In some rooms the curators have reinstalled Bakelite switches for an authentic early-century look – but elsewhere the later white plastic remains. Upstairs there is more brown paint on the woodwork. In the small back bedroom hang sheets of canvas that Parr never got round to painting on. Further along the corridor, the walls of the main bedroom are an Arts and Crafts marvel with a pattern of red and green-edged leaves on red and green stalks and an ornate painted wooden ceiling. Elsie’s floral dresses hang neatly in the fitted wardrobe. A nice 1970s light pull hangs over the middle of the bed.

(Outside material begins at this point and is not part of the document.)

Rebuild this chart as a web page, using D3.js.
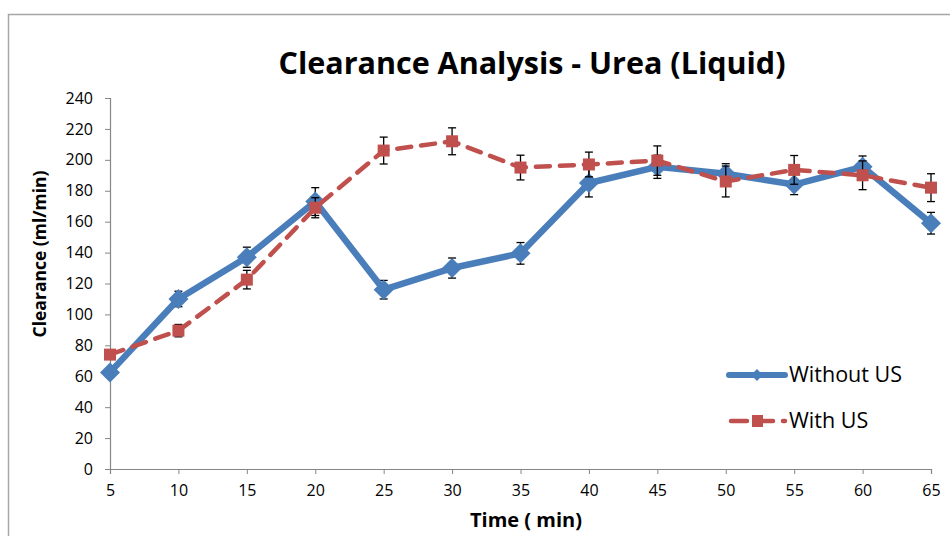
<!DOCTYPE html>
<html>
<head>
<meta charset="utf-8">
<script src="https://cdn.jsdelivr.net/npm/d3@7"></script>
<style>
html,body{margin:0;padding:0;background:#fff;}
svg{display:block;}
text{font-family:"Open Sans","Noto Sans",sans-serif;}
</style>
</head>
<body>
<svg id="chart" width="950" height="536"></svg>
<script>
const times = [5,10,15,20,25,30,35,40,45,50,55,60,65];
const withoutUS = [62.5,110,137,173,116,130,139.5,185,195.5,191,184,195.5,159];
const withoutUSErr = [3,5,6.5,9,6,6.5,7,9,7.5,6.5,6.5,7,7];
const withUS = [74,89.5,122.5,169,206,212,195,197,199.5,186,193.5,190,182];
const withUSErr = [3,4,6,6.5,8.7,8.7,8,8,9.5,10,9.3,9.3,9];
const yTicks = [0,20,40,60,80,100,120,140,160,180,200,220,240];
const seriesNames = ["Without US","With US"];
const chartTitle = "Clearance Analysis - Urea (Liquid)";
const xTitle = "Time ( min)";
const yTitle = "Clearance  (ml/min)";

const svg = d3.select("#chart");
const W = 950, H = 536;
const m = {left:110, right:950-931, top:98, bottom:536-469};

// outer border
svg.append("rect").attr("x",8.5).attr("y",14.5).attr("width",1000).attr("height",600)
  .attr("fill","none").attr("stroke","#a6a6a6").attr("stroke-width",1.5);

const x = d3.scaleLinear().domain([5,65]).range([m.left, W-m.right]);
const y = d3.scaleLinear().domain([0,240]).range([H-m.bottom, m.top]);

// axes
const yAxis = d3.axisLeft(y).tickValues(yTicks).tickSize(5).tickPadding(12);
const gy = svg.append("g").attr("transform",`translate(${m.left},0)`).call(yAxis);
const xAxis = d3.axisBottom(x).tickValues(times).tickSize(5).tickPadding(11);
const gx = svg.append("g").attr("transform",`translate(0,${H-m.bottom})`).call(xAxis);
[gx,gy].forEach(g=>{
  g.selectAll(".domain").attr("stroke","#868686").attr("stroke-width",1.2);
  g.selectAll(".tick line").attr("stroke","#868686");
  g.selectAll(".tick text").attr("font-size",16).attr("fill","#000")
   .style("font-family","'Open Sans',sans-serif");
});

// titles
svg.append("text").attr("x",532).attr("y",74).attr("text-anchor","middle")
  .attr("font-size",30.5).attr("font-weight","bold").text(chartTitle);
svg.append("text").attr("x",526).attr("y",527).attr("text-anchor","middle")
  .attr("font-size",20).attr("font-weight","bold").text(xTitle);
svg.append("text").attr("transform","translate(46,254) rotate(-90)").attr("text-anchor","middle")
  .attr("font-size",17.5).attr("font-weight","bold").text(yTitle);

const blue = "#4a7ebb", red = "#c0504d";
const line = d3.line().x(d=>x(d[0])).y(d=>y(d[1]));

// error bars helper
function errBars(vals, errs){
  const g = svg.append("g").attr("stroke","#000").attr("stroke-width",1.3);
  times.forEach((t,i)=>{
    const cx = x(t), y1 = y(vals[i]+errs[i]), y2 = y(vals[i]-errs[i]);
    g.append("line").attr("x1",cx).attr("x2",cx).attr("y1",y1).attr("y2",y2);
    g.append("line").attr("x1",cx-4).attr("x2",cx+4).attr("y1",y1).attr("y2",y1);
    g.append("line").attr("x1",cx-4).attr("x2",cx+4).attr("y1",y2).attr("y2",y2);
  });
}

// Without US
errBars(withoutUS, withoutUSErr);
svg.append("path").datum(times.map((t,i)=>[t,withoutUS[i]]))
  .attr("d",line).attr("fill","none").attr("stroke",blue).attr("stroke-width",6.5)
  .attr("stroke-linejoin","round");
svg.append("g").selectAll("path").data(times.map((t,i)=>[t,withoutUS[i]])).join("path")
  .attr("d",d3.symbol(d3.symbolSquare,200))
  .attr("transform",d=>`translate(${x(d[0])},${y(d[1])}) rotate(45)`)
  .attr("fill",blue);

// With US
errBars(withUS, withUSErr);
svg.append("path").datum(times.map((t,i)=>[t,withUS[i]]))
  .attr("d",line).attr("fill","none").attr("stroke",red).attr("stroke-width",4.5)
  .attr("stroke-dasharray","14,10").attr("stroke-linecap","round");
svg.append("g").selectAll("rect").data(times.map((t,i)=>[t,withUS[i]])).join("rect")
  .attr("x",d=>x(d[0])-6).attr("y",d=>y(d[1])-6).attr("width",12).attr("height",12)
  .attr("fill",red);

// legend
const lg = svg.append("g");
lg.append("line").attr("x1",729).attr("x2",785).attr("y1",375).attr("y2",375)
  .attr("stroke",blue).attr("stroke-width",6).attr("stroke-linecap","round");
lg.append("path").attr("d",d3.symbol(d3.symbolSquare,70)).attr("transform","translate(757,375) rotate(45)").attr("fill",blue);
lg.append("text").attr("x",789).attr("y",382).attr("font-size",21.5).text(seriesNames[0]);
lg.append("line").attr("x1",731).attr("x2",785).attr("y1",421).attr("y2",421)
  .attr("stroke",red).attr("stroke-width",4.5).attr("stroke-dasharray","16,10").attr("stroke-linecap","round");
lg.append("rect").attr("x",752).attr("y",415).attr("width",11).attr("height",12).attr("fill",red);
lg.append("text").attr("x",789).attr("y",428).attr("font-size",21.5).text(seriesNames[1]);
</script>
</body>
</html>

The house could have been forgotten – or snapped up, replastered, rewired, repainted, sold off. But ten years ago Tamsin Wimhurst, a social historian, started interviewing local people about the street and its history, and came across Number 186. She and her husband bought it in 2013. It was in a bad state: the roof was leaking and it was full of damp. They made the building watertight and, thanks to a sizeable Lottery grant, the process of restoring the interior began. It has now been turned back into a house full of secrets and treasures, where the everyday and the extraordinary sit side by side. Recently, Wimhurst and her husband bought the house next door, and turned it into a visitor centre, with a rental flat above to help generate income for the museum. After I walked in, it took a few minutes before I realised I’d been there before. A while ago, 184 Gwydir Street had been available to let as an ordinary family house and for a moment – whether out of nostalgia or desire for a change – I’d considered renting it. The green-painted kitchen I saw then has been ripped out; the back room is now decked out with samples of paint, fabrics and patterns to teach visitors about Parr and Morris and Co. I thought I remembered the ornate fireplace in the front room from my earlier visit, but it turns out it was salvaged from the F.R. Leach workshops in 2014 and installed during the recent building works. Memory is a tricky thing.